Biden Announcement

On the four-year anniversary of announcing his victorious candidacy in 2019, President Joe Biden declared re-election in a video presentation.

With questions surrounding his personal longevity – currently at 80 years of age, Mr. Biden is already the oldest individual to occupy his office – the President plans to adopt the theme of ‘needing more time to finish the job’ that he originally outlined when he embarked upon his 2020 national campaign.

The recent NBC News poll, however, suggests that he will have some challenges in convincing voters to award him with a second term.

The NBC survey (4/14-18; 1,000 US adults; 800 US registered voters; live interview) begins with testing President Biden’s job approval. We see only 41% approving of his performance in office (15% strongly approve; 26% somewhat approve) and 54% expressing a negative opinion (45% strongly disapprove; 9% somewhat disapprove).

The most troubling segment from the President’s perspective is his strong approval versus strong disapproval ratio, which is only 1:3 (15% to 45%), and negative intensity is always a clear warning sign.

Drilling down further into Mr. Biden’s job approval scores, the NBC pollsters asked about his performance within two specific issue areas, the economy and race relations.

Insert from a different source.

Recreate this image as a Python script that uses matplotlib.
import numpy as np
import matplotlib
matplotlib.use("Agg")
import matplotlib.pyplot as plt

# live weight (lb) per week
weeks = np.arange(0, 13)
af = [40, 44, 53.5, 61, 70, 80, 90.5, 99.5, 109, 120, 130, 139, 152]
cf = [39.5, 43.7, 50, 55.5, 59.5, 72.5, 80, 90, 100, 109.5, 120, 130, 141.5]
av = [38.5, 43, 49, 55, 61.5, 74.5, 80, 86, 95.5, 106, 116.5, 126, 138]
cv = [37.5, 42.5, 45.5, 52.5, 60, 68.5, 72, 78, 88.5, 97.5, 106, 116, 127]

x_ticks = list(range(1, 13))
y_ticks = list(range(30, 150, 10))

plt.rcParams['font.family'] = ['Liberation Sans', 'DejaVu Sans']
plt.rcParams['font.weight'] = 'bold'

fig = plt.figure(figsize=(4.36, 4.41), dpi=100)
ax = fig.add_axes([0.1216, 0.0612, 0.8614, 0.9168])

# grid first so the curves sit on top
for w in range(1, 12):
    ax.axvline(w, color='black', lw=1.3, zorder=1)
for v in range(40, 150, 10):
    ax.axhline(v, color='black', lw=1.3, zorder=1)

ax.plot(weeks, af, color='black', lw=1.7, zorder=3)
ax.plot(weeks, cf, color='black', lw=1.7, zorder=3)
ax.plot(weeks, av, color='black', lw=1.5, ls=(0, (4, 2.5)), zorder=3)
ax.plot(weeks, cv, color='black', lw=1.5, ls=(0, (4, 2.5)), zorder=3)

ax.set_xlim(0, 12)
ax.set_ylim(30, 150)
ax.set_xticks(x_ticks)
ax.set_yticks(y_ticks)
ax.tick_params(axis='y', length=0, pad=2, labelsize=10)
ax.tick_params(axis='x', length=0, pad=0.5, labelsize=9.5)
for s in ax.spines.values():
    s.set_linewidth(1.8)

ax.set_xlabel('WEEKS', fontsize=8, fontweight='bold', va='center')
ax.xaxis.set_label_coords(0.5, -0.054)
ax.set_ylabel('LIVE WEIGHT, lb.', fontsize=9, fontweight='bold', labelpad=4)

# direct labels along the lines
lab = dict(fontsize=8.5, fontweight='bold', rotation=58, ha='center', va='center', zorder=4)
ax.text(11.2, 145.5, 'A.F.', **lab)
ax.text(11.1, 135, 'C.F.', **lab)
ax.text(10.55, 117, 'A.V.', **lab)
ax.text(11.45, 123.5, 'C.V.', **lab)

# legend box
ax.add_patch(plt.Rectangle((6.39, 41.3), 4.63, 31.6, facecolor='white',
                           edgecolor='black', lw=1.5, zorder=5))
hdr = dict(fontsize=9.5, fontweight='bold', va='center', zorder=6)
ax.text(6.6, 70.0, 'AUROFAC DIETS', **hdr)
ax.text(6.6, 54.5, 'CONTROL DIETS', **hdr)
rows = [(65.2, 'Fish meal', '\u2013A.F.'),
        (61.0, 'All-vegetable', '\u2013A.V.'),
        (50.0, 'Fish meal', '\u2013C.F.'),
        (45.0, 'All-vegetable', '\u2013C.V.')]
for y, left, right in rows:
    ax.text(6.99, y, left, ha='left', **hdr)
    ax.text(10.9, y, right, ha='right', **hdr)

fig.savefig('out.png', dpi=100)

As has been the case since August of 2021 in NBC polling, the President is upside down regarding his handling of the US economy. In this current survey, only 38% approve of how he has managed the economy, while 58% disapprove. Though these ratings are poor, the current figures are an improvement over his nadir, which occurred in March of 2022 (33:63%).

On race relations, the trend is reversed. Two years ago, 49% of the NBC respondents believed the President was doing a good job in this area while 43% disagreed. In the current poll, however, his ratio has dropped to 43:43%.

The part of the poll attracting the most publicity covers responses to the question about whether the poll participants want him to seek re-election. Only 26% said they believe Mr. Biden should run again while a full 70% said he should not.

This result, however, is not the most troubling data point for the President. Answering the question as to whether the respondent would vote for Mr. Biden only 21% said they would definitely do so, while an additional 20% said they would “probably” vote for the President. Conversely, 39% said they would definitely vote for the Republican candidate with another 8% saying they would probably do so. Therefore, the President trails a placebo Republican 41-47%.

But, the polling news is not all negative from Mr. Biden’s perspective. His most likely general election opponent, former President Donald Trump, also fares poorly.

Presumably, the most troubling aspect is the perception of the charges brought against him in New York. A total of 52% believe that Mr. Trump is being treated “as anyone else accused of doing what he did,” while only 43% buys into the former President’s line that he is being “unfairly targeted.”

While the number of people not wanting Mr. Biden to seek re-election are somewhat higher than those making a similar statement about former President Trump, the latter man’s numbers in this regard are also not good (35% he should run; 60% he should not).

While this NBC News poll portends rather badly for President Biden, the sentiments expressed may not make a major difference in the 2024 vote. Mr. Biden’s standing was similar, if not worse, before the 2022 midterm election and his party performed surprisingly well.

The expressed intensity of Mr. Trump’s negative numbers appears to be more important than the President’s poor job approval rating and the fact that people think his age is a major impediment to his serving in office. Therefore, results as we have witnessed in this latest national poll, which are commensurate with other recent conducted surveys, may not accurately depict the President’s standing when people are faced with the choice of he and Mr. Trump.

It remains to be seen if Mr. Trump continues to cruise through the Republican nomination process, but if he does, it is reasonable to believe, at least during the outset, that the 2024 result likely won’t be much different than how the 2020 election unfolded.